La Stampa, 25 settembre 2021
L’Italia è un legno sorto
Noto con sollievo l’improvviso diffondersi di una teoria che negli ultimi anni non ha goduto di ampia stima: la verità processuale non coincide con la verità storica, nemmeno se le procure hanno spesso dato l’impressione di mettere alla sbarra, anziché singoli imputati, interi partiti e repubbliche e epoche, progetto piuttosto esorbitante e vagamente eversivo. E però, come nel caso della Trattativa, se le sentenze arrivano a decenni dai fatti e dall’apertura delle indagini, la giustizia di per sé non è giustizia, ma qualcosa che assomiglia a un bignami. In questi giorni noi stiamo dibattendo di eventi che risalgono a trent’anni fa e ne dibattiamo perché una sentenza è arrivata ora, trent’anni dopo (e manca ancora la Cassazione). Nell’attesa abbiamo trasformato in verità storica nemmeno la verità processuale ma un’ipotesi, quella dell’accusa. Così per trent’anni abbiamo raccontato la storia del nostro paese come una storia criminale, e le nostre istituzioni come istituzioni criminali: un terrapiattismo politico su cui populisti, demagoghi e arlecchini vari hanno edificato le casematte da dove hanno lanciato rivoluzioni dell’onestà e psicotici governi del cambiamento.

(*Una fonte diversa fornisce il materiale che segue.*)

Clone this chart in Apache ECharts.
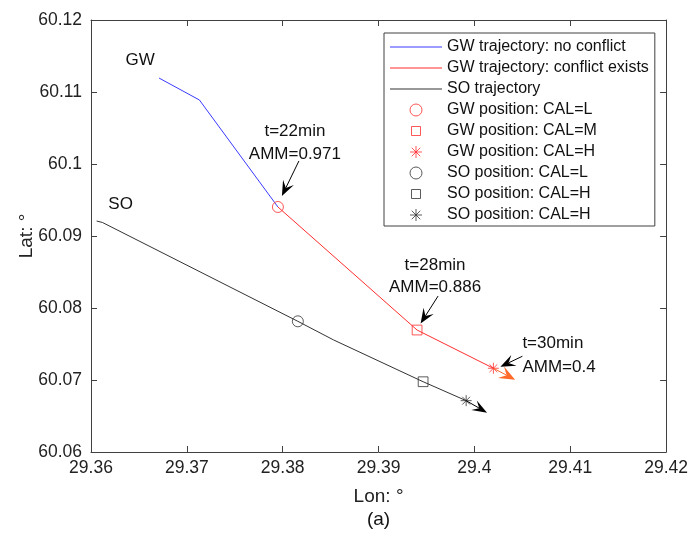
<!DOCTYPE html>
<html>
<head>
<meta charset="utf-8">
<script src="https://cdn.jsdelivr.net/npm/echarts@6/dist/echarts.min.js"></script>
<style>
html, body { margin: 0; padding: 0; background: #fff; }
#chart { width: 691px; height: 536px; }
</style>
</head>
<body>
<div id="chart"></div>
<script>
// Axis ranges and ticks (degrees)
const lonTicks = [29.36, 29.37, 29.38, 29.39, 29.40, 29.41, 29.42];
const latTicks = [60.06, 60.07, 60.08, 60.09, 60.10, 60.11, 60.12];

// Trajectories as [lon, lat]
const gwClear = [[29.3671, 60.11194], [29.37131, 60.10889], [29.3795, 60.09403]];
const gwConflict = [[29.3795, 60.09403], [29.39402, 60.07694], [29.40198, 60.07163]];
const soTrack = [[29.36059, 60.09208], [29.36119, 60.09188], [29.38158, 60.07815],
                 [29.38531, 60.07556], [29.39465, 60.06976], [29.39914, 60.06713]];

// Positions at the sampled instants
const gwPosL = [29.3795, 60.09403];
const gwPosM = [29.39402, 60.07694];
const gwPosH = [29.40198, 60.07163];
const soPosL = [29.38158, 60.07815];
const soPosM = [29.39465, 60.06976];
const soPosH = [29.39914, 60.06713];

// Heading arrow end points
const gwHeading = [29.40425, 60.07005];
const soHeading = [29.40132, 60.06546];

// Annotation texts
const noteTimes = ['t=22min', 't=28min', 't=30min'];
const noteAmm = ['AMM=0.971', 'AMM=0.886', 'AMM=0.4'];

// Legend entries (key -> shown text)
const legendKeys = ['gwClear', 'gwConflict', 'soTrack', 'gwL', 'gwM', 'gwH', 'soL', 'soM', 'soH'];
const legendText = ['GW trajectory: no conflict', 'GW trajectory: conflict exists', 'SO trajectory',
                    'GW position: CAL=L', 'GW position: CAL=M', 'GW position: CAL=H',
                    'SO position: CAL=L', 'SO position: CAL=H', 'SO position: CAL=H'];

const FONT = '"Liberation Sans", Arial, sans-serif';
const BLUE = '#3b3bff';
const RED = '#ff2e2e';
const DARK = '#333333';
const ORANGE = '#ff6a2a';
const AXIS = '#404040';
const STAR = 'path://M0,-10L0,10M-10,0L10,0M-7.07,-7.07L7.07,7.07M-7.07,7.07L7.07,-7.07';
// square outline with a little margin so it reads smaller than the circle
const SQUARE = 'path://M-6,-6M6,6M-4.5,-4.5H4.5V4.5H-4.5Z';
const LINE_ICON = 'path://M0,0H52V1H0Z';

function marker(key, pos, symbol, size, color) {
  return {
    name: key, type: 'scatter', data: [pos], symbol: symbol, symbolSize: size,
    itemStyle: { color: 'rgba(0,0,0,0)', borderColor: color, borderWidth: 1 },
    z: 5, silent: true
  };
}
function track(key, data, color) {
  return {
    name: key, type: 'line', data: data, symbol: 'none', showSymbol: false,
    lineStyle: { color: color, width: 1 }, itemStyle: { color: color },
    z: 3, silent: true
  };
}

const axisCommon = {
  type: 'value',
  interval: 0.01,
  axisLine: { show: true, lineStyle: { color: AXIS, width: 1 } },
  axisTick: { show: true, inside: true, length: 6, lineStyle: { color: AXIS } },
  splitLine: { show: false }
};

const legendData = legendKeys.map((k, i) => i < 3
  ? { name: k, icon: LINE_ICON, itemStyle: { borderWidth: 0 } }
  : { name: k });

const chart = echarts.init(document.getElementById('chart'), null, { renderer: 'canvas' });
chart.setOption({
  animation: false,
  backgroundColor: '#fff',
  grid: { left: 91, right: 22, top: 20, bottom: 84 },
  xAxis: [
    Object.assign({}, axisCommon, {
      min: lonTicks[0], max: lonTicks[lonTicks.length - 1], position: 'bottom',
      name: 'Lon: °', nameLocation: 'middle', nameGap: 35, nameMoveOverlap: false,
      nameTextStyle: { fontSize: 19, fontFamily: FONT, color: '#222' },
      axisLabel: { fontSize: 17.5, fontFamily: FONT, color: '#222', margin: 7 }
    }),
    Object.assign({}, axisCommon, {
      min: lonTicks[0], max: lonTicks[lonTicks.length - 1], position: 'top',
      axisLabel: { show: false }
    })
  ],
  yAxis: [
    Object.assign({}, axisCommon, {
      min: latTicks[0], max: latTicks[latTicks.length - 1], position: 'left',
      name: 'Lat: °', nameLocation: 'middle', nameGap: 55, nameMoveOverlap: false,
      nameTextStyle: { fontSize: 19, fontFamily: FONT, color: '#222' },
      axisLabel: { fontSize: 17.5, fontFamily: FONT, color: '#222', margin: 9 }
    }),
    Object.assign({}, axisCommon, {
      min: latTicks[0], max: latTicks[latTicks.length - 1], position: 'right',
      axisLabel: { show: false }
    })
  ],
  legend: {
    orient: 'vertical', left: 384, top: 33,
    padding: [6, 6, 3, 6], itemGap: 5, itemWidth: 52, itemHeight: 12,
    borderColor: AXIS, borderWidth: 1, backgroundColor: '#fff',
    selectedMode: false,
    textStyle: { fontSize: 16, fontFamily: FONT, color: '#111', lineHeight: 16 },
    itemStyle: { borderWidth: 1 },
    data: legendData,
    formatter: function (name) { return legendText[legendKeys.indexOf(name)]; }
  },
  series: [
    track('gwClear', gwClear, BLUE),
    track('gwConflict', gwConflict, RED),
    track('soTrack', soTrack, DARK),
    marker('gwL', gwPosL, 'circle', 11, RED),
    marker('gwM', gwPosM, SQUARE, 13, RED),
    marker('gwH', gwPosH, STAR, 11, RED),
    marker('soL', soPosL, 'circle', 11, DARK),
    marker('soM', soPosM, SQUARE, 13, DARK),
    marker('soH', soPosH, STAR, 11, DARK)
  ]
});

// Overlay: arrows and text placed through the axis scales
function px(p) { return chart.convertToPixel({ gridIndex: 0 }, p); }

function arrow(from, tip, len, wid, color, z) {
  const dx = tip[0] - from[0], dy = tip[1] - from[1];
  const d = Math.hypot(dx, dy) || 1;
  const ux = dx / d, uy = dy / d, nx = -uy, ny = ux;
  const bx = tip[0] - ux * len, by = tip[1] - uy * len;
  const kx = tip[0] - ux * len * 0.6, ky = tip[1] - uy * len * 0.6;
  const out = [];
  if (d > len * 0.6) {
    out.push({ type: 'line', z: z, silent: true,
      shape: { x1: from[0], y1: from[1], x2: kx, y2: ky },
      style: { stroke: color, lineWidth: 1 } });
  }
  out.push({ type: 'polygon', z: z, silent: true,
    shape: { points: [tip, [bx + nx * wid / 2, by + ny * wid / 2], [kx, ky], [bx - nx * wid / 2, by - ny * wid / 2]] },
    style: { fill: color } });
  return out;
}

function text(str, x, y, size, align) {
  return { type: 'text', x: x, y: y, z: 20, silent: true,
    style: { text: str, font: size + 'px ' + FONT, fill: '#111', align: align || 'center', verticalAlign: 'middle' } };
}

const g = [];
// heading arrows at the end of each trajectory
const gH = px(gwPosH), gT = px(gwHeading);
arrow(gH, gT, 16, 13, ORANGE, 12).forEach(e => g.push(e));
const sH = px(soPosH), sT = px(soHeading);
arrow(sH, sT, 15, 11, '#000', 12).forEach(e => g.push(e));

// text-arrow callouts: [marker, text dx, time dy, amm dy, tail, tip, align]
const callouts = [
  [gwPosL, 17, -76, -53, [21, -46], [4, -11], 'center'],
  [gwPosM, 18, -65, -43, [21, -34], [3.5, -6.5], 'center'],
  [gwPosH, 29, -25, -1, [29, -12], [7, -1.5], 'left']
];
callouts.forEach((c, i) => {
  const p = px(c[0]);
  g.push(text(noteTimes[i], p[0] + c[1], p[1] + c[2], 17, c[6]));
  g.push(text(noteAmm[i], p[0] + c[1], p[1] + c[3], 17, c[6]));
  arrow([p[0] + c[4][0], p[1] + c[4][1]], [p[0] + c[5][0], p[1] + c[5][1]], 15, 12, '#000', 15)
    .forEach(e => g.push(e));
});

// track names next to the starting points
const gs = px(gwClear[0]), ss = px(soTrack[0]);
g.push(text('GW', gs[0] - 19, gs[1] - 18, 17));
g.push(text('SO', ss[0] + 24, ss[1] - 17, 17));

// panel tag
const gridBottom = px([lonTicks[0], latTicks[0]]);
const gridRight = px([lonTicks[lonTicks.length - 1], latTicks[0]]);
g.push(text('(a)', (gridBottom[0] + gridRight[0]) / 2, gridBottom[1] + 68, 19));

chart.setOption({ graphic: g });
</script>
</body>
</html>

Invece l’Italia è un paese che, come tutti gli altri, ha in sé l’opaco e pure l’inconfessabile per la ovvia ragione che la casa di cristallo è una favoletta inadatta a reggere alla prova di uno streaming. La verità processuale non è la verità storica, e infatti non dovrebbe esserci bisogno di una sentenza per sapere che l’Italia è un legno storto, non un legno marcio. Se è andata in questo modo è perché il grillismo arrivò molto prima di Grillo.